Cablegate: Mozambique: Anti-Trafficking in Children Law

This record is a partial extract of the original cable. The full text of the original cable is not available.


E.O. 12958: N/A


Sensitive but Unclassified. Not for distribution on the

1. (SBU) Summary. On March 24 Ambassador LaLime and USAID
Director Jay Knott, accompanied by visiting SFRC committee
staffer Heather Flynn, paid a courtesy call to Mozambique's
new Minister of Justice, Esperanca Machavela. The visit
addressed a series of subjects, including the need for
anti-trafficking in persons legislation. The Minister
cautioned that drafting and approving anti-trafficking
legislation would be a lengthy process, but said that her
organization would submit a pre-proposal on anti-trafficking
to the Council of Ministers during the second semester of
this year. The Embassy learned separately today that the
director of the Ministry of Justice's Legal Reform unit --
the government unit in charge of drafting new legislation in
Mozambique -- said that the MOJ planned specifically to
submit a proposal to parliament for an anti-trafficking in
children law during the second semester. This proposal would
be based on findings made in a study on children's rights and
a series of public forums carried out by the GRM and donors
in 2004. End summary.

2. (SBU) While meeting with the Ambassador, the new Minister
admitted that trafficking-in-persons does occur in
Mozambique, and that legal solutions were needed. She said
that she had reviewed and agreed with the agenda set forth in
2004 by the Ministry of Justice's Legal Reform Unit, on which
trafficking in persons was listed as a priority issue for new
legislation.
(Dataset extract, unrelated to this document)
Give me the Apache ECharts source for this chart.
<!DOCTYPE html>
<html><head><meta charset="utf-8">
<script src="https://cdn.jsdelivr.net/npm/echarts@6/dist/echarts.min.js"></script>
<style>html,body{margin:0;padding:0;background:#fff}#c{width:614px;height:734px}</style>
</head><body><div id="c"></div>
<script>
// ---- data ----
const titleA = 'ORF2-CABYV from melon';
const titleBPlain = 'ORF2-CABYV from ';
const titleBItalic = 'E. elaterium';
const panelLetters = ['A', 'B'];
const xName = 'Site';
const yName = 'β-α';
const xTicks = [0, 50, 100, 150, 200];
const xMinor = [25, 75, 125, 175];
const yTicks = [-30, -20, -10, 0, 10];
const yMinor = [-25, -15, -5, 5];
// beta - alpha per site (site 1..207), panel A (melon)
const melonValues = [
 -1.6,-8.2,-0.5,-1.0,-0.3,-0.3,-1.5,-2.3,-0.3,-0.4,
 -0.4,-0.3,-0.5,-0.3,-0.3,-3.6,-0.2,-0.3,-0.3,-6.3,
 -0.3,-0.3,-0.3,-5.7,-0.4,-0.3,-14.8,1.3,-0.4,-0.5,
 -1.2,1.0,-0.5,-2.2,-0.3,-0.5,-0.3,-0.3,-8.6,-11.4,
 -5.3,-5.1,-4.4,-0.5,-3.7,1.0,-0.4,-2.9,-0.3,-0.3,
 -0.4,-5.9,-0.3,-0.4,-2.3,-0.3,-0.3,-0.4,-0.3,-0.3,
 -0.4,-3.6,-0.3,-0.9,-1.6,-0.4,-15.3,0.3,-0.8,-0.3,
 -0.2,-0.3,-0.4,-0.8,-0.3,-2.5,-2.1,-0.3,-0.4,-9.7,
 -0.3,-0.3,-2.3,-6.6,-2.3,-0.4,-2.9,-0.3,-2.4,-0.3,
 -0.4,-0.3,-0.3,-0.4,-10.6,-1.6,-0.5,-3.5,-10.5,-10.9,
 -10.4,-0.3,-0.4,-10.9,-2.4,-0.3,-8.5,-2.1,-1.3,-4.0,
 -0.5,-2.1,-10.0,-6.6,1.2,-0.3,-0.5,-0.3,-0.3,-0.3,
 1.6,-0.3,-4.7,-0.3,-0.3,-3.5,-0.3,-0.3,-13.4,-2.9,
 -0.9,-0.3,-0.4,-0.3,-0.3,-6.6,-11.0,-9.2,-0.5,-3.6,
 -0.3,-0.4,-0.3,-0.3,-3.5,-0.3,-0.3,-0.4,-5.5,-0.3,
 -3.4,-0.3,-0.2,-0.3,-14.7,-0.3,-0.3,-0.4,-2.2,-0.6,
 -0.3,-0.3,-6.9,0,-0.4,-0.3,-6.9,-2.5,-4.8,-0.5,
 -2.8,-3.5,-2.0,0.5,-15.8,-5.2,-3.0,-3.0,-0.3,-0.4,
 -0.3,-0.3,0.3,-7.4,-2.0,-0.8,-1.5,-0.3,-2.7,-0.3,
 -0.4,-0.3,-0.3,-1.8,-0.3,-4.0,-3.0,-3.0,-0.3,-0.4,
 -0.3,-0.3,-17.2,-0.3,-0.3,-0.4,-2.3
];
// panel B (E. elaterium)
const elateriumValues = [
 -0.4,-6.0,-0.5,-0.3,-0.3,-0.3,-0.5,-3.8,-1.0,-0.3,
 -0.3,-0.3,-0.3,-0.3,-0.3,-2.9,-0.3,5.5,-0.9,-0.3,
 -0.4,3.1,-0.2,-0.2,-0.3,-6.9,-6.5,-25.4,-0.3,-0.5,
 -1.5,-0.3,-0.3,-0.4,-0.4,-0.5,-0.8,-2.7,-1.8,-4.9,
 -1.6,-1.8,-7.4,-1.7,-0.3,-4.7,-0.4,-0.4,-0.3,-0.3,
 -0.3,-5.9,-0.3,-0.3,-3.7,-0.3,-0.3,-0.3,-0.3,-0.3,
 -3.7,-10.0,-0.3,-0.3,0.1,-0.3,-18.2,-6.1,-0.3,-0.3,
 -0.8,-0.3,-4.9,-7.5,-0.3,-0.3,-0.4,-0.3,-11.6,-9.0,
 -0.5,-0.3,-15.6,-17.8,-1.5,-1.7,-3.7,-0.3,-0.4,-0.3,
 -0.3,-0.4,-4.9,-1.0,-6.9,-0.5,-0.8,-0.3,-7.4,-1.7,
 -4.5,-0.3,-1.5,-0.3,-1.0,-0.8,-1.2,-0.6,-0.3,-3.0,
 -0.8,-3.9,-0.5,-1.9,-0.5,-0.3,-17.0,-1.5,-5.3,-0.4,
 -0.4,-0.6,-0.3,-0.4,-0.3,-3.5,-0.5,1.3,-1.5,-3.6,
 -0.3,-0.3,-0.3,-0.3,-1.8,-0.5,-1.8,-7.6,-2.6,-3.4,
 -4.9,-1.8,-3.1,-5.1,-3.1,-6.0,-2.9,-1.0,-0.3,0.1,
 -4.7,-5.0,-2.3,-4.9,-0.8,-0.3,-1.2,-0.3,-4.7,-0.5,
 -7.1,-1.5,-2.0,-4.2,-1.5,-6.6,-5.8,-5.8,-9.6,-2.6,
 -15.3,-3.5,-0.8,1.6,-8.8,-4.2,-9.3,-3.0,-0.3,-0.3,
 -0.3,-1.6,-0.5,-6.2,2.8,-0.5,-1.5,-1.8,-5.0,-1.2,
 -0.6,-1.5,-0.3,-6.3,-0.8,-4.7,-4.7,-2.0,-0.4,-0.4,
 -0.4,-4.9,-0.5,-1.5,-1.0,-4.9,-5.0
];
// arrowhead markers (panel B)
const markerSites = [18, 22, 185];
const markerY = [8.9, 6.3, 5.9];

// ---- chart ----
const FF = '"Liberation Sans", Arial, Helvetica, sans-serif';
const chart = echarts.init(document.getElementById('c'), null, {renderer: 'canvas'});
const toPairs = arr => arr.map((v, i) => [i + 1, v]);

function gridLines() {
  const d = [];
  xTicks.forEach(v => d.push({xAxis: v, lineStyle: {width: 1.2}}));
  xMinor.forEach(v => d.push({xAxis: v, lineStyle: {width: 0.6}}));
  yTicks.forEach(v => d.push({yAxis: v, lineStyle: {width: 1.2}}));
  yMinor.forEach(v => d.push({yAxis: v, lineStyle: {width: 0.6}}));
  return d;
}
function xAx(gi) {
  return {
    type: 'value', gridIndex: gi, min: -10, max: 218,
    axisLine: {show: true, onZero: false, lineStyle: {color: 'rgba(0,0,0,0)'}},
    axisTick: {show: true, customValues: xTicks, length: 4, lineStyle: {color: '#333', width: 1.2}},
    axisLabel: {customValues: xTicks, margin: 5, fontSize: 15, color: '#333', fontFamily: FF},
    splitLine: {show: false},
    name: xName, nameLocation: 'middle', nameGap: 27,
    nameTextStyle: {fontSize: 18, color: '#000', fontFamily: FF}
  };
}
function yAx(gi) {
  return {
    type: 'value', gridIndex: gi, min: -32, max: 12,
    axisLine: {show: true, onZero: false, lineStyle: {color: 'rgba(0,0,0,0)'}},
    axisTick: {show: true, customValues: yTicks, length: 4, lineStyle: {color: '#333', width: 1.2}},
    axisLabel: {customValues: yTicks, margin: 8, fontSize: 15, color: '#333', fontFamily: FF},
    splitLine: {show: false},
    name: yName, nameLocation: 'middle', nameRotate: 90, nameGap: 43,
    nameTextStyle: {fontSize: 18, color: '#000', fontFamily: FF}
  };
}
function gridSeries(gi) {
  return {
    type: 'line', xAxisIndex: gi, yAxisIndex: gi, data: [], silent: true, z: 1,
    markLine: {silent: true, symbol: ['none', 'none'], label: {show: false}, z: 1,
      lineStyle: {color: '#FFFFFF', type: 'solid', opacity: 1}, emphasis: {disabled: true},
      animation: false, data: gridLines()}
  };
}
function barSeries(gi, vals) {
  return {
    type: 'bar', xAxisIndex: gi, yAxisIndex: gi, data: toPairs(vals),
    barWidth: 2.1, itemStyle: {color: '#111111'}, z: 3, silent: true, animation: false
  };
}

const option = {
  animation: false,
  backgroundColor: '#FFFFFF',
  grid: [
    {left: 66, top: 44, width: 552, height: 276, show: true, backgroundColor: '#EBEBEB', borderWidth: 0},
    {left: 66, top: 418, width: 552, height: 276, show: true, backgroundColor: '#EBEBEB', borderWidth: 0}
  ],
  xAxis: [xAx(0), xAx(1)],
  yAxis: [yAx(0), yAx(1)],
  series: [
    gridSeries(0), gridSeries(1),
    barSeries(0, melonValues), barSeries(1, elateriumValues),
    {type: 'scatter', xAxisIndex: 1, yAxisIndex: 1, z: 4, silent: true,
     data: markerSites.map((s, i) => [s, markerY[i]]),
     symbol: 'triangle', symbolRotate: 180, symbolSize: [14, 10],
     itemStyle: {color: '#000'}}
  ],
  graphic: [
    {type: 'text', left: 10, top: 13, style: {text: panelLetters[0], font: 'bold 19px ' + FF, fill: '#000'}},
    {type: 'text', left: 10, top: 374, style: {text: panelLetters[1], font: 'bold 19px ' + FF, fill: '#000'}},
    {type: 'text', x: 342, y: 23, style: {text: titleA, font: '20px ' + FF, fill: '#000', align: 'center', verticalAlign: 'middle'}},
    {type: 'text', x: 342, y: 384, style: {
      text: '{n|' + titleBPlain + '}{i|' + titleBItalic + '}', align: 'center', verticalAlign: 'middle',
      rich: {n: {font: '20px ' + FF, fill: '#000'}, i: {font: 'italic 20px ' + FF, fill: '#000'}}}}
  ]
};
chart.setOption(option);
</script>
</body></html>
The Minister ended the meeting by stating that
a pre-proposal on trafficking would be submitted to the
Council of Ministers in the next couple of months. The
Minister said her legal team would work with the Ministry of
Women and Social Action. Finally, she cautioned that
drafting and approving legislation could be a long process,
since the legal team at her Ministry would be busy this year
drafting and reviewing new laws and regulations to comply
with Mozambique's new 2004 constitution.

3. (U) (Note: The Ministry of Women and Social Action is the
host agency for Mozambique's National Council for the
Advancement of Women. This Council was formed in April 2004,
and is comprised of Ministers from nine key agencies, plus
civil society representatives. The council, according to its
charter in the Mozambican federal register, is the Mozambican
body in charge of "taking measures to prevent prostitution,
trafficking, and other forms of exploitation of women, girls,
and children." The Council met once in 2004, and is
scheduled to meet in April 2005. End note.)
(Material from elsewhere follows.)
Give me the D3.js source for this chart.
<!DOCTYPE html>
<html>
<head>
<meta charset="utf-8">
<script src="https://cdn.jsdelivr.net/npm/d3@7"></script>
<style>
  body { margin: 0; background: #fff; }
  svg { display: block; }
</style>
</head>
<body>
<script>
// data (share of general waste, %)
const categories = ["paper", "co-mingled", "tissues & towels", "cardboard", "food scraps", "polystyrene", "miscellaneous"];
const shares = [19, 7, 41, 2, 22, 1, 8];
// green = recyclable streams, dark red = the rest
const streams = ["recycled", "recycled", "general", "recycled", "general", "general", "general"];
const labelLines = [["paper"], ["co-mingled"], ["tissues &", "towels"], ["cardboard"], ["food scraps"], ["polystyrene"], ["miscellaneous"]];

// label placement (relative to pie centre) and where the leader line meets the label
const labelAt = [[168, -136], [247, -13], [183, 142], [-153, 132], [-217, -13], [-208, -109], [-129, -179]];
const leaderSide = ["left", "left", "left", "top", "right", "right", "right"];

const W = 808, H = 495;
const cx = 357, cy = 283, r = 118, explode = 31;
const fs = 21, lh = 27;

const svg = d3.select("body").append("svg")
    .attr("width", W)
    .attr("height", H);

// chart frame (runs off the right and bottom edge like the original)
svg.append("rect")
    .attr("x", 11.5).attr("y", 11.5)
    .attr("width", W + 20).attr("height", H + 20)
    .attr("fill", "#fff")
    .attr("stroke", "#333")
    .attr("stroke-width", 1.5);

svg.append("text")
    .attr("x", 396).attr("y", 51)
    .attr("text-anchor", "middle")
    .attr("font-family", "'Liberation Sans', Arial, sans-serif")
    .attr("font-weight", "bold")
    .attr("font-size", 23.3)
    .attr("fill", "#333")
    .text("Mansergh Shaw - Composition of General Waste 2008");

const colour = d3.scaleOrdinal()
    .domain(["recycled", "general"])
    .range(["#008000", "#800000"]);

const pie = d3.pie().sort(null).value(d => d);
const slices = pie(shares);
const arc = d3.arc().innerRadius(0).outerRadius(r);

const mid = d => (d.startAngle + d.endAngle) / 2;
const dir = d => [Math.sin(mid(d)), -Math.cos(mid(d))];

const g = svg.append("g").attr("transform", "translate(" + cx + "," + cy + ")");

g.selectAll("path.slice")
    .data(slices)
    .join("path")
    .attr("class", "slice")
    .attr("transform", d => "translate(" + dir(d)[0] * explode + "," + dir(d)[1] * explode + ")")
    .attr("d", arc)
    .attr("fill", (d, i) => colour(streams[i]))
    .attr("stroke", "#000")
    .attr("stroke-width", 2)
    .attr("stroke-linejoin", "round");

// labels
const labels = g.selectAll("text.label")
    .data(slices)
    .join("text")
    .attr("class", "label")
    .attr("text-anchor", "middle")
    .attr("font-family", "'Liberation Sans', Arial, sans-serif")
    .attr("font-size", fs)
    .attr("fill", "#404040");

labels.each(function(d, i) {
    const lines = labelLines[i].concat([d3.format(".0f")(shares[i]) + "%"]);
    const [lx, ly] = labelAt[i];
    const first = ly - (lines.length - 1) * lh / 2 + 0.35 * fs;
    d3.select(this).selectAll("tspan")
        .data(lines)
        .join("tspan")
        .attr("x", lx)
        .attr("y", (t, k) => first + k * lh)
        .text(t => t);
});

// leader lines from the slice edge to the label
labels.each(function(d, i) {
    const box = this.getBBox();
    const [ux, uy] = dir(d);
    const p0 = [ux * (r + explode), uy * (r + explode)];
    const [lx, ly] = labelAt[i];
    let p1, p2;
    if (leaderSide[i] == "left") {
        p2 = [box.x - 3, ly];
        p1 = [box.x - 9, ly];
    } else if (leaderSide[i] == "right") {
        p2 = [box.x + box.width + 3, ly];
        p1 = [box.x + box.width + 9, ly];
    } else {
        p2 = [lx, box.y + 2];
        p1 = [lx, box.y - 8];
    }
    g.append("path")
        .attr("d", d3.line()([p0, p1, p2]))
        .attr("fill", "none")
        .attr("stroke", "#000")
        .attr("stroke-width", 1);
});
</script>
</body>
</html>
4. (U) In his comments reported in the press earlier this
week, Abdul Carimo, the long-standing Director of the Legal
Reform division at the Ministry of Justice, was more specific
about the Ministry's plans for addressing trafficking this
year. Carimo said that a preliminary anti-trafficking in
children law would be presented to the National Assembly
within the next two months. In addition, starting in April
2005, the Legal Reform division would be carrying out a
public consultative process in three provinces, a necessary
precursor to the adoption of any significant new legislation
in Mozambique. He added that a law on trafficking in minors
could be approved either by the Council of Ministers or by
the National Assembly, although the former option is much
easier. The public debate on trafficking and the proposed
law would be based on findings on child rights gathered by
the GRM, in partnership with UNICEF and the University of
Witwaterstrand, over the course of 2004.